The term ‘chronometer’ was coined by English watchmaker and writer Jeremy Thacker in 1714 in his pamphlet ‘The Longitudes Examin’d’ for clocks used to calculate longitude on marine voyages. He invented a marine chronometer, a clock encased within a vacuum chamber that protected the movement from the inevitable effects of humidity and atmospheric pressure.
Unfortunately, it was a failure as a chronometer.
Accurate to six seconds a day, it fell somewhat short of the three seconds a day required to win the £20,000 first offered by the English Board of Longitude in the same year (1714) to anyone who could solve the problem of establishing the longitude of a ship at sea.
Thacker was thus condemned to the historical shadows of John Harrison, who also managed to score a ranking of 39 in the BBC’s 2002 poll of ‘100 Greatest Britons’ for his achievements, something which I am sure, had he been able to discover this from an alternate universe in which he was still alive in 2002, would have mollified him somewhat for his lifetime’s worth of horological trials.
Clockmaker John Harrison (24 March 1693 – 24 March 1776) presented his first attempt at a marine chronometer in 1730. It was his H5 ‘pocket’ chronometer, produced in 1772, and accurate to one-third of a second per day, which solved the problem of establishing the longitude of a ship at sea, thus revolutionising and extending the possibility of safe long distance sea travel, and earning him the title of ‘The Father of Longitude’.By the time of the H5’s public unveiling, he had been working on the chronometer problem since 1730.
In 1773, Harrison received £8,750 from Parliament for his achievements, after the direct intervention of George III. He appealed directly to the King, and in 1772 Harrison’s son William was summoned to an audience with the King. George III is reported to have said: “By God, Harrison, I will see you righted!”.
Until the advent and implementation of global satellite navigation, an accurate chronometer was essential for marine and air navigation.
Controle Officiel Suisse des Chronomètres (COSC) defines a chronometer as “a high-precision watch capable of displaying the seconds and housing a movement that has been tested over several days, in different positions and at different temperatures, by an official neutral body (COSC).”
Since 1973 the term ‘chronometer’ has designated a watch having successfully passed the COSC trials.
Launched in 1907, Vacheron Constantin’s Chronomètre Royal has most notably been recognised in recent years through VC’s celebration, in 2007, of its centenary with the Chronomètre Royal 1907.
For a comprehensive history of Vacheron’s Chronomètres, see Alex Ghotbi’s brilliant post at The Hour Lounge.

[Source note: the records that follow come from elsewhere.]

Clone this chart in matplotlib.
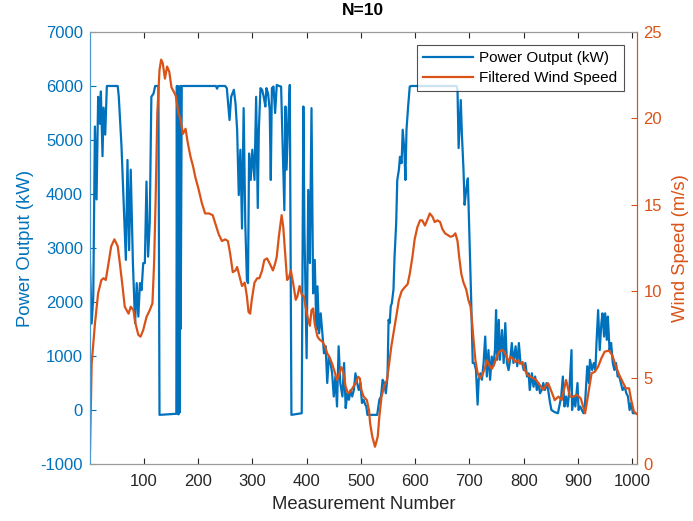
import numpy as np
import matplotlib.pyplot as plt

power_x = [1, 4, 7, 10, 13, 16, 19, 21, 24, 26, 29, 32, 52, 54, 59, 64, 67, 70, 73, 76,
           80, 84, 87, 90, 93, 96, 99, 102, 105, 108, 111, 114, 118, 121, 127, 129, 145, 160,
           161, 162, 163, 164, 165, 166, 167, 168, 170, 233, 235, 237, 250,
           253, 258, 261, 266, 269, 272, 275, 278, 281, 284, 287, 290, 292, 294, 297, 300,
           304, 307, 310, 312, 315, 318, 321, 324, 326, 329, 332, 334, 336, 339, 342, 345,
           349, 353, 356, 359, 361, 363, 366, 369, 372, 391, 394, 396, 400, 403, 406, 409,
           412, 415, 418, 420, 423, 426, 429, 432, 435, 438, 441, 444, 447, 450, 453, 456,
           459, 462, 466, 469, 472, 475, 478, 481, 484, 487, 490, 493, 496, 499, 502, 505,
           508, 510, 512, 530, 534, 537, 540, 543, 546, 549, 551, 553, 555, 557, 560, 562,
           565, 567, 570, 572, 575, 577, 580, 582, 584, 587, 590, 593, 676, 678, 680, 684,
           686, 689, 691, 694, 697, 700, 703, 706, 709, 712, 715, 717, 720, 723, 726, 729,
           732, 735, 738, 741, 744, 747, 749, 751, 754, 756, 760, 763, 766, 769, 772, 775,
           778, 781, 785, 788, 791, 794, 797, 800, 803, 806, 809, 811, 815, 818, 821, 824,
           827, 830, 833, 836, 839, 842, 845, 848, 851, 857, 863, 869, 872, 875, 878, 881,
           884, 888, 889, 892, 895, 899, 901, 904, 907, 910, 913, 917, 920, 922, 926, 929,
           932, 934, 937, 940, 943, 945, 948, 950, 953, 955, 958, 961, 964, 967, 970, 973,
           976, 979, 982, 986, 989, 992, 995, 998, 1001, 1005]
power_y = [2700, 1600, 2100, 5250, 3900, 5800, 5300, 5900, 4700, 5600, 5100, 6000, 6000, 5800,
           4880, 3580, 2780, 4630, 2960, 4450, 2720, 1610, 2350, 1730, 2350, 2220, 2720, 2720,
           4230, 2840, 3460, 5800, 5860, 6000, 6000, -90, -80, -70,
           6000, -60, 6000, -80, 5900, -50, 6000, 1500, 6000, 6000, 5950, 6000, 6000,
           5960, 5370, 5800, 5930, 5680, 5190, 3980, 4820, 3360, 5590, 3460, 2410, 2350, 4750,
           4260, 4820, 4260, 5800, 3740, 5190, 5960, 5930, 5800, 5620, 5960, 5860, 5560, 4260,
           5960, 5990, 5500, 6020, 6000, 5990, 4880, 3700, 5620, 4450, 5310, 6020, -90, -60,
           5620, 3330, 960, 4075, 2720, 5590, 2160, 2780, 1480, 2290, 1420, 1790, 1420, 1050,
           1180, 500, 990, 870, 680, 250, 620, 65, 1180, 500, 250, 870, 35, 310, 190, 370, 250,
           370, 680, 500, 370, 500, 130, 190, 100, 65, -90, -90, 190, 250, 560, 500, 310, 620,
           1670, 1610, 1920, 1980, 2230, 2840, 3460, 4260, 4450, 4690, 4570, 5190, 4820, 4260,
           5190, 5620, 5990, 6000, 6000, 5930, 4850, 5740, 5120, 4450, 3800, 4075, 4290, 3210,
           2100, 870, 870, 740, 100, 560, 680, 560, 870, 1360, 620, 1110, 560, 990, 810, 1110,
           1850, 930, 1670, 930, 1480, 870, 1610, 870, 740, 930, 1240, 870, 1180, 810, 1240,
           870, 870, 740, 870, 620, 680, 370, 680, 430, 620, 370, 500, 310, 370, 500, 370, 500,
           370, 160, 0, -40, -60, 250, 620, 65, 250, 65, 370, 1110, 0, 250, 65, 500, 0, 65, 0,
           -60, 130, 810, 500, 930, 740, 870, 740, 1240, 1850, 1110, 1610, 1790, 1360, 1790,
           1300, 1730, 1110, 1240, 870, 740, 870, 620, 620, 500, 370, 430, 310, 250, 0, 130,
           -60, -60]

wind_x = [1, 4, 10, 16, 22, 26, 30, 35, 40, 46, 52, 56, 61, 65, 72, 76, 81, 85, 90, 94, 99,
          105, 111, 116, 119, 122, 125, 129, 132, 135, 139, 143, 147, 151, 156, 159, 164,
          168, 172, 177, 181, 186, 191, 195, 201, 207, 213, 220, 227, 232, 238, 244, 250,
          255, 259, 264, 269, 272, 277, 281, 286, 290, 293, 296, 299, 304, 309, 313, 318,
          322, 327, 332, 338, 342, 345, 349, 354, 357, 360, 364, 367, 371, 375, 380, 383,
          387, 391, 395, 398, 402, 406, 409, 412, 415, 420, 424, 429, 434, 438, 442, 447,
          451, 456, 461, 464, 467, 472, 476, 481, 486, 490, 495, 498, 501, 505, 511, 515,
          517, 521, 526, 531, 534, 538, 543, 548, 552, 556, 561, 566, 570, 575, 580, 586,
          590, 595, 599, 604, 609, 613, 618, 622, 627, 632, 636, 641, 646, 650, 655, 660,
          665, 670, 674, 678, 681, 685, 689, 694, 698, 702, 705, 708, 711, 715, 720, 725,
          729, 732, 737, 741, 746, 750, 755, 760, 764, 767, 772, 775, 780, 785, 789, 793,
          798, 802, 807, 813, 818, 823, 827, 832, 836, 841, 845, 851, 857, 864, 870, 878,
          885, 891, 898, 905, 913, 919, 925, 931, 937, 943, 949, 957, 963, 970, 976, 982,
          988, 994, 998, 1003, 1008]
wind_y = [0.8, 5.8, 8.1, 9.9, 10.65, 10.75, 10.65, 11.6, 12.6, 13.0, 12.6, 11.6, 10.25, 9.1,
          8.7, 9.1, 8.9, 8.1, 7.47, 7.37, 7.75, 8.5, 8.9, 9.3, 11.6, 15.5, 20.3, 22.8, 23.4,
          23.2, 22.3, 23.0, 22.7, 21.8, 21.5, 21.3, 20.3, 19.9, 19.1, 19.4, 18.6, 17.8, 17.2,
          16.6, 15.9, 15.1, 14.5, 14.5, 14.4, 13.9, 13.3, 12.9, 13.0, 12.9, 12.2, 11.1, 11.2,
          11.4, 10.8, 10.3, 10.5, 9.7, 8.8, 8.7, 9.5, 10.5, 10.75, 10.75, 11.2, 11.8, 11.9,
          11.6, 11.2, 11.6, 12.0, 13.2, 14.4, 13.7, 12.4, 10.65, 10.75, 11.2, 10.5, 9.5, 9.7,
          10.3, 9.8, 9.7, 9.1, 8.5, 8.0, 8.9, 9.0, 8.1, 7.37, 7.2, 7.08, 6.8, 6.4, 6.2, 5.8,
          5.4, 4.86, 5.3, 5.6, 5.4, 4.47, 4.1, 4.2, 4.47, 4.67, 5.05, 4.96, 4.28, 3.9, 3.7,
          3.1, 2.35, 1.58, 1.0, 1.58, 2.74, 3.9, 4.5, 4.86, 5.8, 6.8, 7.75, 8.7, 9.5, 10.0,
          10.2, 10.4, 11.0, 12.0, 13.0, 13.7, 14.1, 14.1, 13.8, 14.1, 14.5, 14.3, 14.0, 14.1,
          14.0, 13.6, 13.35, 13.25, 13.15, 13.2, 13.35, 12.9, 12.0, 11.0, 10.5, 10.1, 9.5,
          9.1, 8.14, 7.0, 6.0, 5.25, 4.96, 5.25, 5.6, 6.0, 5.7, 5.5, 5.8, 6.2, 6.5, 6.6, 6.5,
          6.3, 5.9, 6.2, 6.1, 5.9, 6.0, 5.8, 5.9, 5.44, 5.15, 5.05, 4.96, 4.86, 4.67, 4.47,
          4.3, 4.57, 4.67, 4.2, 3.7, 3.9, 3.7, 4.86, 3.9, 3.9, 4.0, 3.8, 2.93, 4.09, 5.25,
          5.34, 5.63, 6.12, 6.5, 6.56, 6.3, 5.63, 5.15, 4.76, 4.38, 4.38, 3.7, 3.03, 2.9]

blue = '#0072BD'
orange = '#D95319'
plt.rcParams['font.family'] = ['Liberation Sans', 'DejaVu Sans']
plt.rcParams['axes.unicode_minus'] = False

fig = plt.figure(figsize=(6.93, 5.21), dpi=100)
ax = fig.add_axes([0.1299, 0.1094, 0.7888, 0.8292])
ax2 = ax.twinx()

l1, = ax.plot(power_x, power_y, color=blue, lw=1.6)
l2, = ax2.plot(wind_x, wind_y, color=orange, lw=1.6)

ax.set_xlim(1, 1008)
ax.set_ylim(-1000, 7000)
ax2.set_ylim(0, 25)
ax.set_xticks(np.arange(100, 1001, 100))
ax.set_yticks(np.arange(-1000, 7001, 1000))
ax2.set_yticks(np.arange(0, 26, 5))

ax.tick_params(axis='x', direction='in', top=True, colors='#262626', labelsize=12, length=4, pad=7)
ax.tick_params(axis='y', direction='in', colors=blue, labelsize=12, length=4, pad=5)
ax2.tick_params(axis='y', direction='in', colors=orange, labelsize=12, length=4, pad=5)

for a in (ax, ax2):
    a.spines['top'].set_color('#9a9a9a')
    a.spines['bottom'].set_color('#9a9a9a')
    a.spines['left'].set_color('#4a9ad4')
    a.spines['right'].set_color(orange)
    for s in a.spines.values():
        s.set_linewidth(0.8)

ax.set_xlabel('Measurement Number', fontsize=13.3, color='#262626', labelpad=5)
ax.set_ylabel('Power Output (kW)', fontsize=13.3, color=blue, labelpad=5)
ax2.set_ylabel('Wind Speed (m/s)', fontsize=13.3, color=orange, labelpad=7)
ax.set_title('N=10', fontsize=12.5, fontweight='bold', pad=12)

leg = ax2.legend([l1, l2], ['Power Output (kW)', 'Filtered Wind Speed'], loc='upper right',
                 fontsize=11, frameon=True, fancybox=False, handlelength=3.3,
                 borderaxespad=0.85, borderpad=0.4, labelspacing=0.4, handletextpad=0.4)
leg.get_frame().set_edgecolor('#262626')
leg.get_frame().set_linewidth(0.8)

fig.savefig('out.png', dpi=100)
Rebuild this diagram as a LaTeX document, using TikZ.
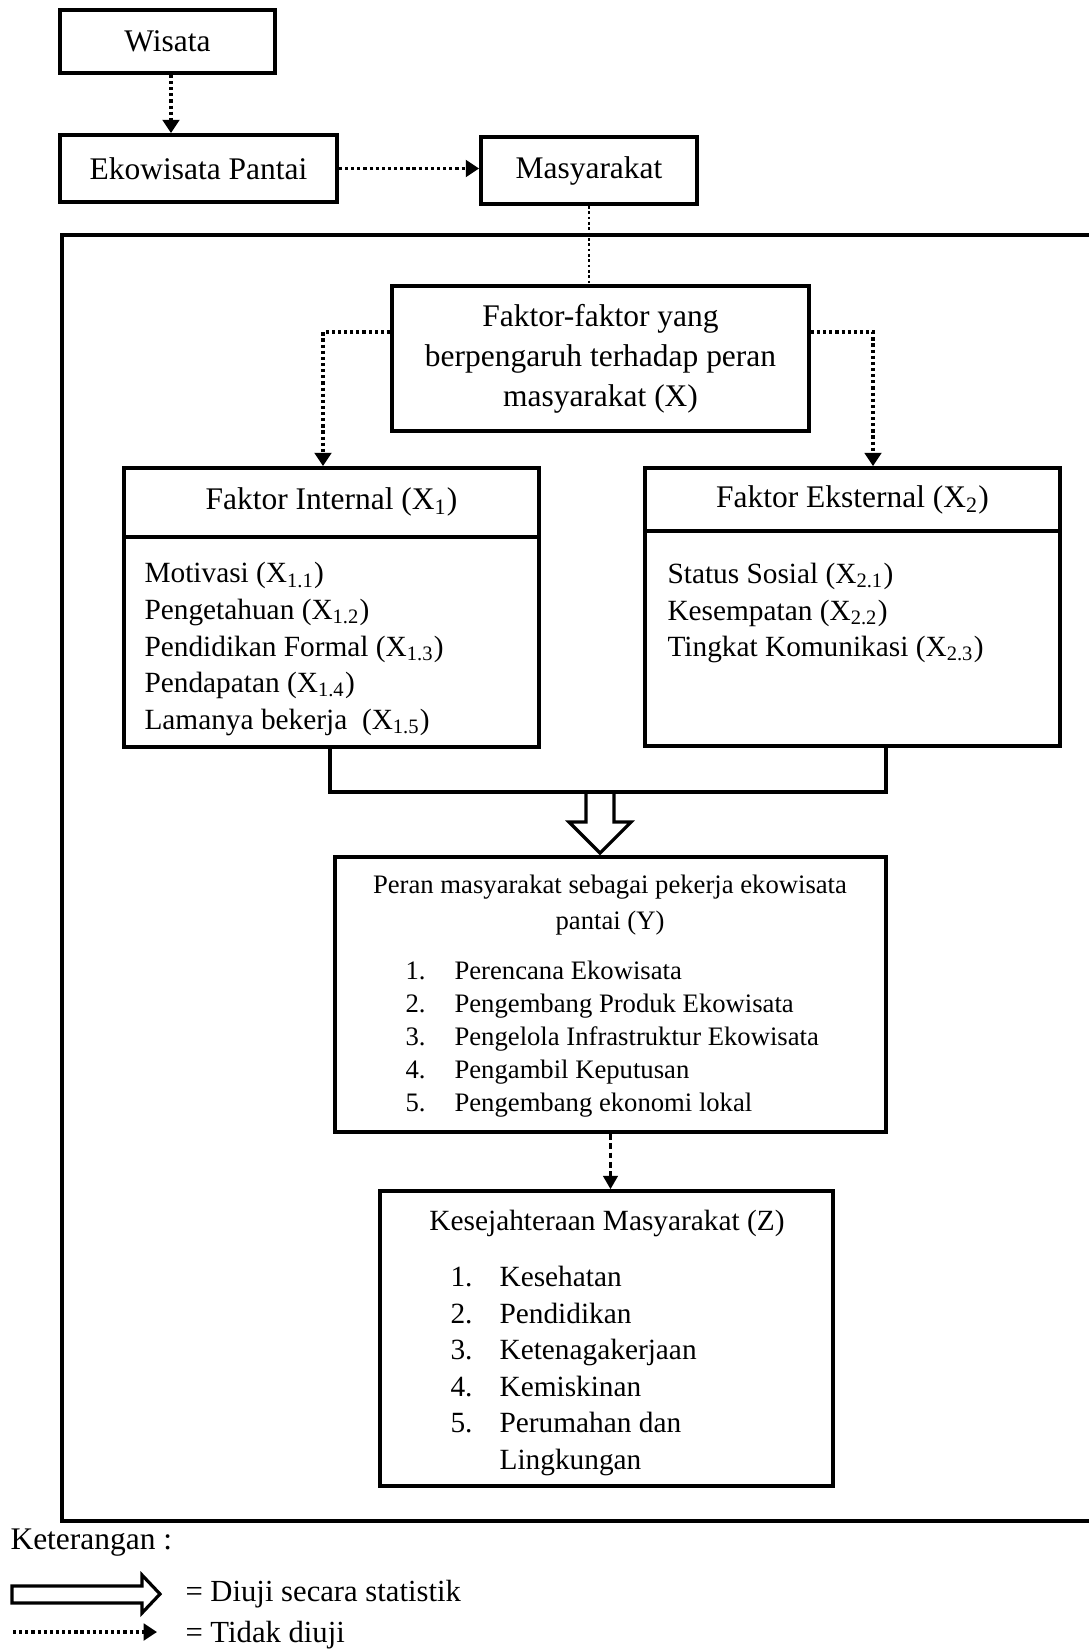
\documentclass[tikz,border=0pt]{standalone}
\usepackage{fontspec}
\setmainfont{Liberation Serif}
\usetikzlibrary{arrows.meta}
\newcommand\fmain{\fontsize{11.8}{15}\selectfont}
\newcommand\fitem{\fontsize{11}{13.7}\selectfont}
\newcommand\fyy{\fontsize{10}{12.4}\selectfont}
\newcommand\fzz{\fontsize{11}{13.7}\selectfont}
\newcommand\fleg{\fontsize{11.5}{14}\selectfont}
\newcommand\numy[1]{\makebox[18.4pt][l]{#1}}
\begin{document}
\begin{tikzpicture}[x=0.375pt,y=-0.375pt,
  bx/.style 2 args={draw,line width=1.4pt,inner sep=0pt,
    minimum width=#1*0.375pt,minimum height=#2*0.375pt},
  conn/.style={line width=1.2pt},
  dotarrow/.style={line width=1.3pt,dash pattern=on 1.2pt off 1.1pt,
    -{Triangle[length=5pt,width=6.2pt]}},
  thindot/.style={line width=0.8pt,dash pattern=on 1pt off 1pt},
  dasharrow/.style={line width=0.9pt,dash pattern=on 2.2pt off 1.3pt,
    -{Triangle[length=5pt,width=5.5pt]}},
  every node/.style={inner sep=0pt}
]
\useasboundingbox (0,0) rectangle (1088,1650);

% outer frame (right side runs past the page)
\draw[line width=1.6pt] (1100,235) -- (62,235) -- (62,1521) -- (1100,1521);

% top boxes
\node[bx={215}{63},font=\fmain] (wisata) at (167.5,41.5) {Wisata};
\node[bx={277}{67},font=\fmain] (eko) at (198.5,168.5) {Ekowisata Pantai};
\node[bx={216}{67},font=\fmain] (masy) at (589,170.5) {Masyarakat};
\node[bx={417}{145},font=\fmain,align=center] (faktor) at (600.5,358.5)
  {Faktor-faktor yang\\berpengaruh terhadap peran\\masyarakat (X)};

% factor boxes
\node[bx={415}{279}] (internal) at (331.5,607.5) {};
\node[font=\fmain] (inttitle) at (331.5,502) {Faktor Internal (X\textsubscript{1})};
\draw[conn] (internal.west |- 0,537) -- (internal.east |- 0,537);
\node[font=\fitem,align=left,anchor=west] (intitems) at (144,649)
  {Motivasi (X\textsubscript{1.1})\\
   Pengetahuan (X\textsubscript{1.2})\\
   Pendidikan Formal (X\textsubscript{1.3})\\
   Pendapatan (X\textsubscript{1.4})\\
   Lamanya bekerja~ (X\textsubscript{1.5})};

\node[bx={415}{278}] (eksternal) at (852.5,607) {};
\node[font=\fmain] (exttitle) at (852.5,500) {Faktor Eksternal (X\textsubscript{2})};
\draw[conn] (eksternal.west |- 0,531) -- (eksternal.east |- 0,531);
\node[font=\fitem,align=left,anchor=west] (extitems) at (667,613)
  {Status Sosial (X\textsubscript{2.1})\\
   Kesempatan (X\textsubscript{2.2})\\
   Tingkat Komunikasi (X\textsubscript{2.3})};

% Y box
\node[bx={551}{275}] (Y) at (610.5,994.5) {};
\node[font=\fontsize{10}{13.5}\selectfont,align=center] (ytitle) at (610,905)
  {Peran masyarakat sebagai pekerja ekowisata\\pantai (Y)};
\node[font=\fyy,align=left,anchor=west] (yitems) at (405,1039)
  {\numy{1.}Perencana Ekowisata\\
   \numy{2.}Pengembang Produk Ekowisata\\
   \numy{3.}Pengelola Infrastruktur Ekowisata\\
   \numy{4.}Pengambil Keputusan\\
   \numy{5.}Pengembang ekonomi lokal};

% Z box
\node[bx={453}{295}] (Z) at (606.5,1338.5) {};
\node[font=\fzz] (ztitle) at (607,1223) {Kesejahteraan Masyarakat (Z)};
\node[font=\fzz,align=left,anchor=west] (zitems) at (450,1371)
  {\numy{1.}Kesehatan\\
   \numy{2.}Pendidikan\\
   \numy{3.}Ketenagakerjaan\\
   \numy{4.}Kemiskinan\\
   \numy{5.}Perumahan dan\\
   \numy{}Lingkungan};

% connectors
\coordinate (c1) at (171,0);
\draw[dotarrow] (wisata.south -| c1) -- (eko.north -| c1);
\draw[dotarrow] (eko.east) -- (masy.west |- eko.east);
\draw[thindot] (masy.south) -- (masy.south |- faktor.north);
\coordinate (fl) at (323,332);
\coordinate (fr) at (873,332);
\draw[dotarrow] (faktor.west |- fl) -| (internal.north -| fl);
\draw[dotarrow] (faktor.east |- fr) -| (eksternal.north -| fr);

\coordinate (jl) at (330,792);
\coordinate (jr) at (886,792);
\draw[conn] (internal.south -| jl) -- (jl) -- (jr) -- (eksternal.south -| jr);
% hollow arrow into Y
\draw[conn,line join=miter] (586,792) -- (586,822) -- (569,822) -- (600,853)
  -- (631,822) -- (614,822) -- (614,792);

\draw[dasharrow] (Y.south) -- (Y.south |- Z.north);

% legend
\node[font=\fmain,anchor=west] (ket) at (10,1543) {Keterangan :};
\draw[conn,line join=miter] (12,1586) -- (142,1586) -- (142,1575) -- (160,1594)
  -- (142,1613) -- (142,1603) -- (12,1603) -- cycle;
\node[font=\fleg,anchor=west] (l1) at (185,1594) {= Diuji secara statistik};
\coordinate (d1) at (13,1632);
\coordinate (d2) at (157,1632);
\draw[dotarrow] (d1) -- (d2);
\node[font=\fleg,anchor=west] (l2) at (185,1635) {= Tidak diuji};
\end{tikzpicture}
\end{document}
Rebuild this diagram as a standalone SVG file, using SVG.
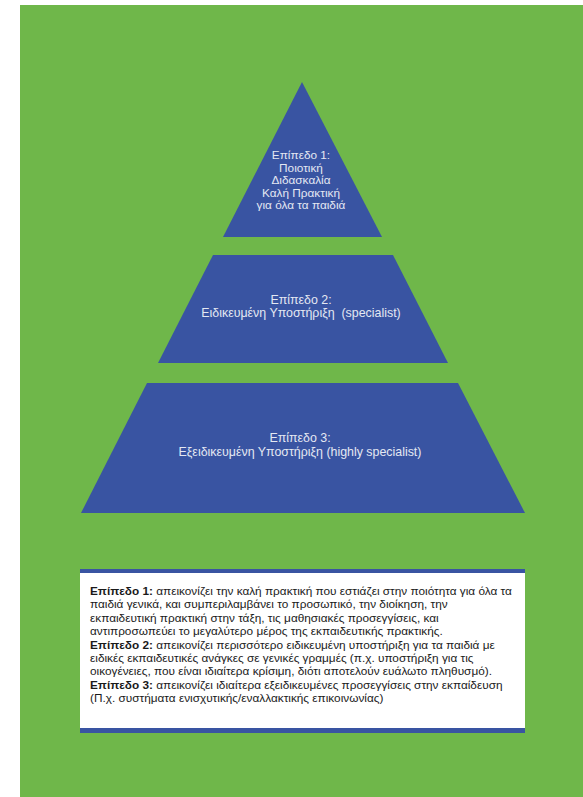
<svg xmlns="http://www.w3.org/2000/svg" width="583" height="797" viewBox="0 0 583 797">
<style>
.lvl{fill:#3954a2}
.pt{font-family:"Liberation Sans",Arial,sans-serif;font-size:12.4px;fill:#e4e8f2;text-anchor:middle}
.p1{font-size:11.8px}
.bt{font-family:"Liberation Sans",Arial,sans-serif;font-size:11.8px;fill:#1a1a1a}
.b{font-weight:bold}
</style>
<rect x="0" y="0" width="583" height="797" fill="#ffffff"/>
<rect x="20" y="5" width="563" height="792" fill="#6fb74a"/>
<g id="level1">
<polygon class="lvl" points="302,82 382,237 223,237"/>
<text class="pt p1" x="301" y="159">Επίπεδο 1:</text>
<text class="pt p1" x="301" y="171.6">Ποιοτική</text>
<text class="pt p1" x="301" y="184.2">Διδασκαλία</text>
<text class="pt p1" x="301" y="196.8">Καλή Πρακτική</text>
<text class="pt p1" x="301" y="209.4">για όλα τα παιδιά</text>
</g>
<g id="level2">
<polygon class="lvl" points="213,255 393,255 448,363 158,363"/>
<text class="pt" x="301" y="304">Επίπεδο 2:</text>
<text class="pt" x="301" y="317" xml:space="preserve">Ειδικευμένη Υποστήριξη  (specialist)</text>
</g>
<g id="level3">
<polygon class="lvl" points="147,383 458,383 525,513 81,513"/>
<text class="pt" x="300" y="442">Επίπεδο 3:</text>
<text class="pt" x="300" y="456">Εξειδικευμένη Υποστήριξη (highly specialist)</text>
</g>
<g id="legend">
<rect x="80" y="569" width="445" height="164" fill="#ffffff"/>
<rect x="80" y="569" width="445" height="4" class="lvl"/>
<rect x="80" y="728" width="445" height="5" class="lvl"/>
<text class="bt" x="90" y="595"><tspan class="b">Επίπεδο 1:</tspan> απεικονίζει την καλή πρακτική που εστιάζει στην ποιότητα για όλα τα</text>
<text class="bt" x="90" y="608.4">παιδιά γενικά, και συμπεριλαμβάνει το προσωπικό, την διοίκηση, την</text>
<text class="bt" x="90" y="621.8">εκπαιδευτική πρακτική στην τάξη, τις μαθησιακές προσεγγίσεις, και</text>
<text class="bt" x="90" y="635.2">αντιπροσωπεύει το μεγαλύτερο μέρος της εκπαιδευτικής πρακτικής.</text>
<text class="bt" x="90" y="648.6"><tspan class="b">Επίπεδο 2:</tspan> απεικονίζει περισσότερο ειδικευμένη υποστήριξη για τα παιδιά με</text>
<text class="bt" x="90" y="662">ειδικές εκπαιδευτικές ανάγκες σε γενικές γραμμές (π.χ. υποστήριξη για τις</text>
<text class="bt" x="90" y="675.4">οικογένειες, που είναι ιδιαίτερα κρίσιμη, διότι αποτελούν ευάλωτο πληθυσμό).</text>
<text class="bt" x="90" y="688.8"><tspan class="b">Επίπεδο 3:</tspan> απεικονίζει ιδιαίτερα εξειδικευμένες προσεγγίσεις στην εκπαίδευση</text>
<text class="bt" x="90" y="702.2">(Π.χ. συστήματα ενισχυτικής/εναλλακτικής επικοινωνίας)</text>
</g>
</svg>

The example below dates from the 1960s. In 1962 VC’s manual calibres 1007 and 1008 were replaced by calibre 1072, making it Vacheron Constantin’s first automatic calibre with COSC certification.
Although 35mm is small by today’s standards, where a minimum of 40mm seems almost de rigueur, the Ref. 6694 does not seem particularly small when worn.
The idea behind the Chronomètre was that of a legible precision instrument robust enough for everyday use. With its distinctive case design clearly indicating its 1960s origins, this uncommon watch is a deceptively elegant functional piece, with a wink to frivolity courtesy of the discreet diamond in the Maltese Cross.
When I first saw this watch (which has some signs of age discolourisation on the dial) I admit that it didn’t grab my attention in quite the way that it grabbed its owner’s, but as I spent some more time looking at it, in reading about the history, and in looking back at the photos, I was struck foremost by how much I missed in terms of appreciating the design of the case and secondly, of its historical interest as a timepiece. I suspect I’d like it a bit more if it didn’t have the diamond, which I find a bit incongruous.
Like it though I may, if presented with the choice of two chronometers, this Ref. 6694 and a Chronomètre Royal 1907, I have to confess that I’d chose the latter in a heartbeat, I can’t resist a beautiful ‘red 12’!
A final thought – over a million official chronometer certificates are delivered each year, representing only 3% of the Swiss watch production.